Jak dowiedzieliśmy się w Metrze, dla skróconego pociągu należałoby uzyskać od UTK dopuszczenie do eksploatacji pojazdu kolejowego. Tę „drobną” formalność poprzedzałoby jeszcze sporo dodatkowych oraz czasochłonnych operacji i manewrów:
- pociąg zjeżdża do elektrowozowni
- jeden wagon czołowy jest odłączany i za pomocą lokomotywy manewrowej odstawiany na wolnym torze
- następnie powtórzyć trzeba operację z dwoma lub trzema „zbędnymi” wagonami i za pomocą lokomotywy manewrowej odstawić je na wolnym torze
- za pomocą lokomotywy manewrowej jest „zwracany” wagon czołowy do podłączenia do skróconego składu
- wykonywany jest długi, a nie krótki przegląd techniczny
- sprawdzane są drogi hamowania na torze prób na terenie STP Kabaty
- na tej podstawie wystawiane jest świadectwo sprawności technicznej
- następuje odbiór składu przez maszynistę
Następnie w niedzielę przed nowym tygodniem należałoby przeprowadzić równie czasochłonną operację wydłużania pociągów do sześciu wagonów.

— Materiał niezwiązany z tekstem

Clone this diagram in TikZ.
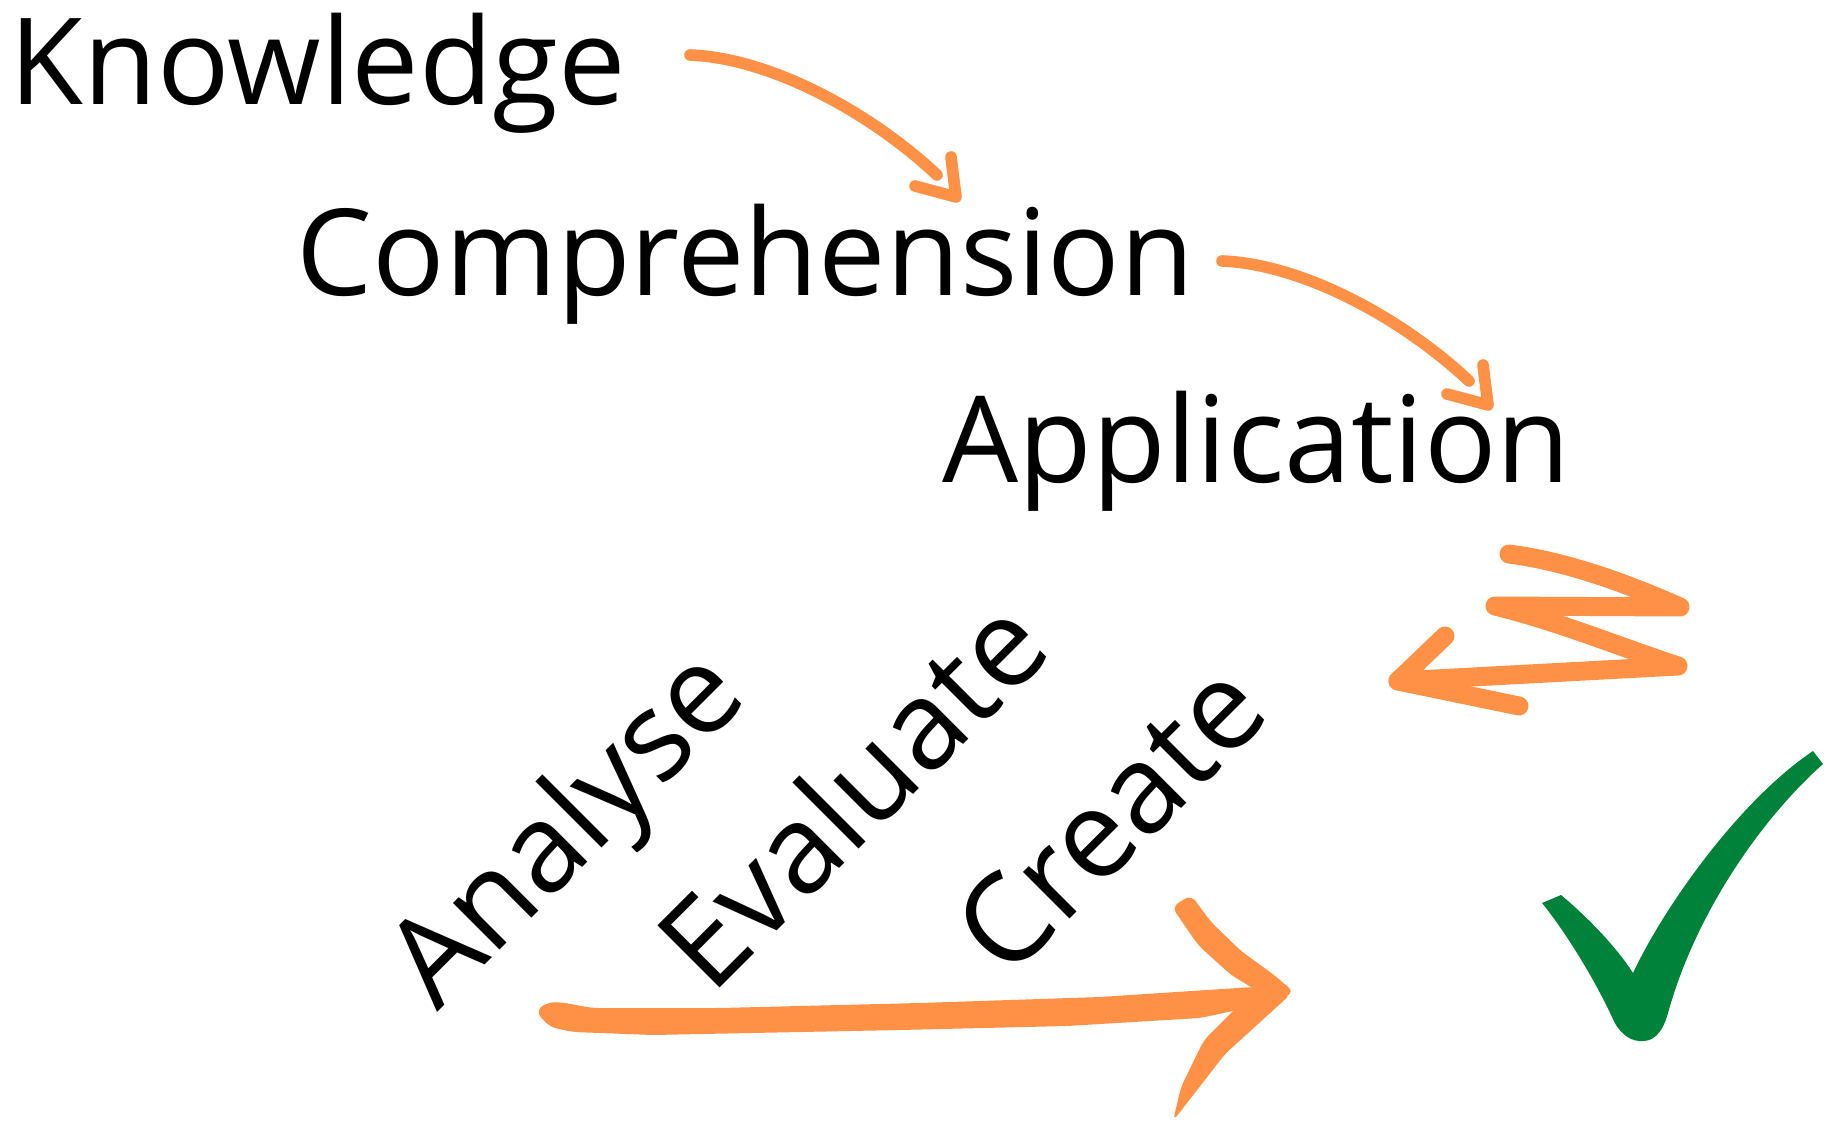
\documentclass[tikz,border=0pt]{standalone}
\usepackage{fontspec}
\setmainfont{Open Sans}
\usepackage{tikz}
\definecolor{brush}{RGB}{255,145,71}
\definecolor{tick}{RGB}{0,130,58}

\begin{document}
\begin{tikzpicture}
        [x=0.01cm, y=-0.01cm,
        word/.style={anchor=base west, inner sep=0pt, font=\fontsize{34.2}{40}\selectfont},
        slant/.style={word, rotate=45, font=\fontsize{35}{40}\selectfont},
        arr/.style={draw=brush, line width=3.3pt, line cap=round, line join=round},
        zig/.style={draw=brush, line width=5.4pt, line cap=round, line join=round},
        blot/.style={fill=brush, rounded corners=2pt}]
        \useasboundingbox (0,0) rectangle (1834,1122);
        \node (knowledge) at (9,105) [word] {Knowledge};
        \node (comprehension) at (296,296) [word] {Comprehension};
        \node (application) at (942,483) [word] {Application};
        \node (analyse) at (437,1013) [slant] {Analyse};
        \node (evaluate) at (711,997) [slant] {Evaluate};
        \node (create) at (1007,982) [slant] {Create};

        \coordinate (kc-start) at (690,55);
        \coordinate (kc-end) at (937,175);
        \coordinate (kc-tip) at (956,197);
        \coordinate (ca-start) at (1222,261);
        \coordinate (ca-end) at (1469,381);
        \coordinate (ca-tip) at (1488,405);
        \draw[arr] (kc-start) .. controls +(80,3) and +(-67,-63) .. (kc-end);
        \draw[arr] (kc-tip) ++(-5,-40) -- (kc-tip) -- ++(-41,-11);
        \draw[arr] (ca-start) .. controls +(80,3) and +(-67,-63) .. (ca-end);
        \draw[arr] (ca-tip) ++(-5,-40) -- (ca-tip) -- ++(-41,-11);

        \coordinate (z1) at (1509,554);
        \coordinate (z2) at (1680,607);
        \coordinate (z3) at (1495,606);
        \coordinate (z4) at (1678,666);
        \coordinate (z5) at (1398,681);
        \draw[zig] (z1) .. controls (1570,562) and (1630,585) .. (z2)
           -- (z3) .. controls (1560,622) and (1620,647) .. (z4) -- (z5);
        \draw[zig] (1445,636) -- (z5) -- (1519,706);

        \fill[blot] (536,1012) -- (545,1003) -- (560,1002) -- (592,1008) -- (720,1008)
           -- (920,1003) -- (1100,997) -- (1253,987) -- (1290,992) -- (1285,999)
           -- (1233,1011) -- (1200,1018) -- (1067,1026) -- (900,1030) -- (653,1035)
           -- (573,1032) -- (550,1027) -- cycle;
        \fill[blot] (1172,907) -- (1191,895) -- (1211,922) -- (1241,951) -- (1274,975)
           -- (1294,992) -- (1280,999) -- (1256,990) -- (1231,975) -- (1198,945) -- cycle;
        \fill[blot] (1291,994) -- (1225,1054) -- (1173,1121) -- (1181,1087)
           -- (1204,1040) -- (1238,1006) -- (1262,997) -- cycle;

        \fill[tick] (1542,903) -- (1561,895) .. controls (1585,915) and (1615,945) .. (1633,973)
           .. controls (1665,905) and (1740,800) .. (1813,751) -- (1823,764)
           .. controls (1760,820) and (1695,915) .. (1668,1013)
           .. controls (1662,1035) and (1652,1042) .. (1640,1041)
           .. controls (1628,1041) and (1617,1030) .. (1612,1017)
           .. controls (1590,970) and (1560,925) .. cycle;
\end{tikzpicture}
\end{document}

W nocy w weekendy w ruchu potrzeba pięć składów. – Cała operacja podziału pociągu w naszych wewnętrznych procedurach (czyli te drogi hamowania i świadectwo) to 1-2 dni. Czyli pociąg mamy wyłączony z obiegu na jeden dzień wcześniej, żeby mógł on wjechać następnej nocy – zwraca uwagę Anna Bartoń.
– Skracanie pociągów jest ekonomicznie dyskusyjne, mając na uwadze, że musimy mieć w tej chwili 80% gotowość – przekonuje Anna Bartoń. Metro przypomina, że pociągi rosyjskie muszą przechodzić przegląd co 20 godzin, tymczasem ze zrozumiałych względów największa liczba składów musi być sprawna i dostępna w godzinach szczytu od poniedziałku do piątku. – Z 40 składów na linię wysyłamy 32 i dodatkowo jeden pociąg w rezerwie – mówi Anna Bartoń. Ponadto operacje z cyklicznym wydłużaniem i skracaniem pociągów, gdyby możliwe było pokonanie przeszkód formalnych, zaburzałyby cały cykl przeglądów. Skutkowałoby to nierównomiernym zużyciem podzespołów i zróżnicowaniem terminów napraw dla poszczególnych wagonów w składzie.